Between 1922 and 1927, there were several legal battles Kansas against the KKK, resulting in their expulsion from the state.
The flag of Kansas was designed in 1925. It was officially adopted by the Kansas State Legislature in 1927 and modified in 1961 (the word "Kansas" was added below the seal in gold block lettering). It was first flown at Fort Riley by Governor Ben S. Paulen in 1927 for the troops at Fort Riley and for the Kansas National Guard.
The Dust Bowl was a series of dust storms caused by a massive drought that began in 1930 and lasted until 1941. The effect of the drought combined with the effects of the Great Depression, forced many farmers off the land throughout the Great Plains. This ecological disaster caused a journey by a large group of residents to escape from the hostile environment of Kansas.
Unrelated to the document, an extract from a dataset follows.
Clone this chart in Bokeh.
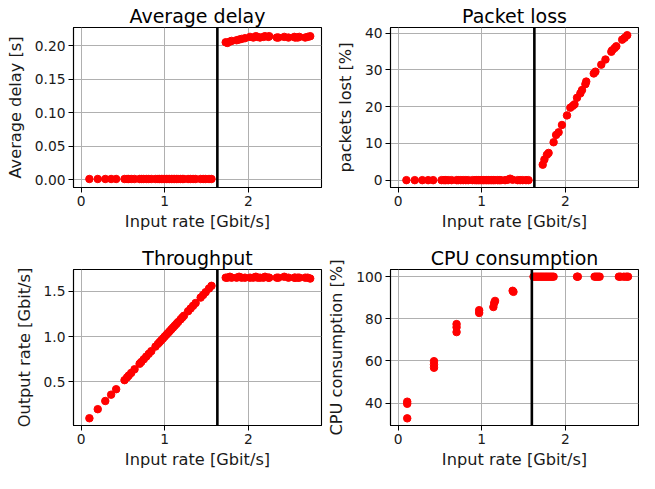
from bokeh.plotting import figure
from bokeh.models import Span, FixedTicker, NumeralTickFormatter, Range1d, AllLabels
from bokeh.layouts import gridplot
from bokeh.embed import file_html
from bokeh.resources import INLINE

# ---------------- data ----------------
# input rates below / above saturation (shared by delay, loss, throughput)
rate_low = [0.10, 0.20, 0.29, 0.36, 0.42, 0.52, 0.55, 0.57, 0.60, 0.64, 0.70, 0.72,
            0.75, 0.78, 0.81, 0.84, 0.89, 0.92, 0.94, 0.96, 0.98, 1.00, 1.02, 1.04,
            1.06, 1.08, 1.10, 1.12, 1.14, 1.16, 1.19, 1.21, 1.23, 1.28, 1.31, 1.34,
            1.37, 1.43, 1.46, 1.49, 1.53, 1.56]
rate_high = [1.73, 1.75, 1.78, 1.80, 1.86, 1.89, 1.92, 1.96, 2.02, 2.06, 2.09, 2.11,
             2.14, 2.18, 2.20, 2.24, 2.25, 2.34, 2.36, 2.43, 2.48, 2.55, 2.56, 2.59,
             2.61, 2.68, 2.71, 2.74]
delay_low = [0.001] * 42
delay_high = [0.205, 0.204, 0.206, 0.207, 0.208, 0.209, 0.210, 0.211, 0.213, 0.212,
              0.214, 0.213, 0.212, 0.213, 0.214, 0.213, 0.214, 0.212, 0.212, 0.213,
              0.212, 0.213, 0.212, 0.212, 0.213, 0.212, 0.213, 0.214]
loss_low = [0] * 34 + [0.1, 0.4, 0.1, 0, 0, 0, 0, 0]
loss_high = [4.2, 5.6, 6.9, 7.4, 10.3, 12.3, 13.0, 15.0, 17.6, 19.7, 20.2, 20.6, 22.4,
             23.6, 24.5, 26.1, 26.8, 29.0, 29.5, 31.4, 32.8, 34.9, 35.3, 35.9, 36.4,
             38.2, 38.7, 39.4]
thr_low = [0.10, 0.20, 0.29, 0.36, 0.42, 0.52, 0.55, 0.57, 0.60, 0.64, 0.70, 0.72,
           0.75, 0.78, 0.81, 0.84, 0.89, 0.92, 0.94, 0.96, 0.98, 1.00, 1.02, 1.04,
           1.06, 1.08, 1.10, 1.12, 1.14, 1.16, 1.19, 1.21, 1.23, 1.28, 1.31, 1.34,
           1.37, 1.43, 1.46, 1.49, 1.53, 1.56]
thr_high = [1.65, 1.65, 1.66, 1.65, 1.65, 1.66, 1.65, 1.65, 1.65, 1.65, 1.66, 1.65,
            1.65, 1.65, 1.66, 1.65, 1.65, 1.65, 1.65, 1.66, 1.65, 1.65, 1.65, 1.65,
            1.65, 1.65, 1.65, 1.64]
cpu_rate = [0.11, 0.11, 0.11, 0.43, 0.43, 0.43, 0.70, 0.70, 0.70, 0.97, 0.97,
            1.14, 1.15, 1.16, 1.37, 1.38,
            1.62, 1.64, 1.66, 1.68, 1.70, 1.72, 1.74, 1.76, 1.78, 1.80, 1.82, 1.84,
            1.86, 2.14, 2.15, 2.35, 2.37, 2.39, 2.41, 2.64, 2.66, 2.70, 2.73, 2.75]
cpu_load = [40.7, 39.7, 32.8, 59.9, 58.3, 56.8, 77.5, 76.0, 73.7, 84.1, 82.8,
            85.6, 87.5, 88.5, 93.3, 92.8] + [100] * 24

saturation = 1.63
saturation_cpu = 1.60
x_ticks = [0, 1, 2]
delay_ticks = [0.0, 0.05, 0.10, 0.15, 0.20]
loss_ticks = [0, 10, 20, 30, 40]
thr_ticks = [0.5, 1.0, 1.5]
cpu_ticks = [40, 60, 80, 100]

FONT = "DejaVu Sans"


def make(title, ylabel, fw, fh, left, right, top, bottom, xr, yr, yticks, yfmt):
    p = figure(frame_width=fw, frame_height=fh, x_range=Range1d(*xr), y_range=Range1d(*yr),
               output_backend="svg", toolbar_location=None,
               min_border_left=left, min_border_right=right,
               min_border_top=top, min_border_bottom=bottom, title=title)
    p.title.text_font = FONT
    p.title.text_font_size = "19px"
    p.title.text_font_style = "normal"
    p.title.align = "center"
    p.title.standoff = 1
    p.title.offset = 0
    p.title.text_color = "black"
    p.background_fill_color = "white"
    p.border_fill_color = "white"
    p.outline_line_color = "black"
    p.outline_line_width = 1.1
    for ax in (p.xaxis, p.yaxis):
        ax.axis_line_color = "black"
        ax.axis_line_width = 1.1
        ax.major_tick_line_color = "black"
        ax.major_tick_out = 5
        ax.major_tick_in = 0
        ax.minor_tick_line_color = None
        ax.major_label_text_font = FONT
        ax.major_label_text_font_size = "13.8px"
        ax.major_label_text_color = "#1a1a1a"
        ax.major_label_standoff = 3
        ax.major_label_policy = AllLabels()
        ax.axis_label_text_font = FONT
        ax.axis_label_text_font_size = "16.2px"
        ax.axis_label_text_font_style = "normal"
        ax.axis_label_text_color = "#1a1a1a"
    p.xaxis.axis_label_standoff = 3
    p.yaxis.axis_label_standoff = 7
    p.xaxis.ticker = FixedTicker(ticks=x_ticks)
    p.xaxis.formatter = NumeralTickFormatter(format="0")
    p.yaxis.ticker = FixedTicker(ticks=yticks)
    p.yaxis.formatter = NumeralTickFormatter(format=yfmt)
    p.xaxis.axis_label = "Input rate [Gbit/s]"
    p.yaxis.axis_label = ylabel
    for g in (p.xgrid, p.ygrid):
        g.grid_line_color = "#b0b0b0"
        g.grid_line_width = 1.0
    return p


XR = (-0.09, 2.875)
CPU_YR = (29.4, 103.4)
FW = 248

p1 = make("Average delay", "Average delay [s]", FW, 160, 73, 3, 27, 55,
          XR, (-0.0117, 0.227), delay_ticks, "0.00")
p1.scatter(rate_low, delay_low, size=7.5, color="red")
p1.scatter(rate_high, delay_high, size=7.5, color="red")
p1.add_layout(Span(location=saturation, dimension="height", line_color="black", line_width=2.6))

p2 = make("Packet loss", "packets lost [%]", FW, 160, 66, 1, 27, 55,
          XR, (-2.0, 41.5), loss_ticks, "0")
p2.scatter(rate_low, loss_low, size=7.5, color="red")
p2.scatter(rate_high, loss_high, size=7.5, color="red")
p2.add_layout(Span(location=saturation, dimension="height", line_color="black", line_width=2.6))

p3 = make("Throughput", "Output rate [Gbit/s]", FW, 156, 73, 3, 27, 48,
          XR, (0.02, 1.74), thr_ticks, "0.0")
p3.scatter(rate_low, thr_low, size=7.5, color="red")
p3.scatter(rate_high, thr_high, size=7.5, color="red")
p3.add_layout(Span(location=saturation, dimension="height", line_color="black", line_width=2.6))

p4 = make("CPU consumption", "CPU consumption [%]", FW, 156, 66, 1, 27, 48,
          XR, CPU_YR, cpu_ticks, "0")
p4.scatter(cpu_rate, cpu_load, size=7.5, color="red")
p4.add_layout(Span(location=saturation_cpu, dimension="height", line_color="black", line_width=2.6))

layout = gridplot([[p1, p2], [p3, p4]], toolbar_location=None)
open("out.html", "w").write(file_html(layout, INLINE))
In May 17, 1954, the Supreme Court in Brown v. Board of Education unanimously declared that separate educational facilities are inherently unequal" and, as such, violate the 14th Amendment to the United States Constitution, which guarantees all citizens "equal protection of the laws." Brown v. Board of Education of Topeka explicitly outlawed de jure racial segregation of public education facilities (legal establishment of separate government-run schools for blacks and whites). The site consists of the Monroe Elementary School, one of the four segregated elementary schools for African American children in Topeka, Kansas (and the adjacent grounds).
During the 1950s and 1960s, intercontinental ballistic missiles (designed to carry a single nuclear warhead) were stationed throughout Kansas facilities. They were stored (to be launched from) hardened underground silos. The Kansas facilities were deactivated in the early 1980s.
On June 8th, 1966, Topeka, Kansas was struck by an F5 rated tornado, according to the Fujita scale. The "1966 Topeka tornado" started on the southwest side of town, moving northeast, hitting various landmarks (including Washburn University). Total dollar cost was put at $100 million.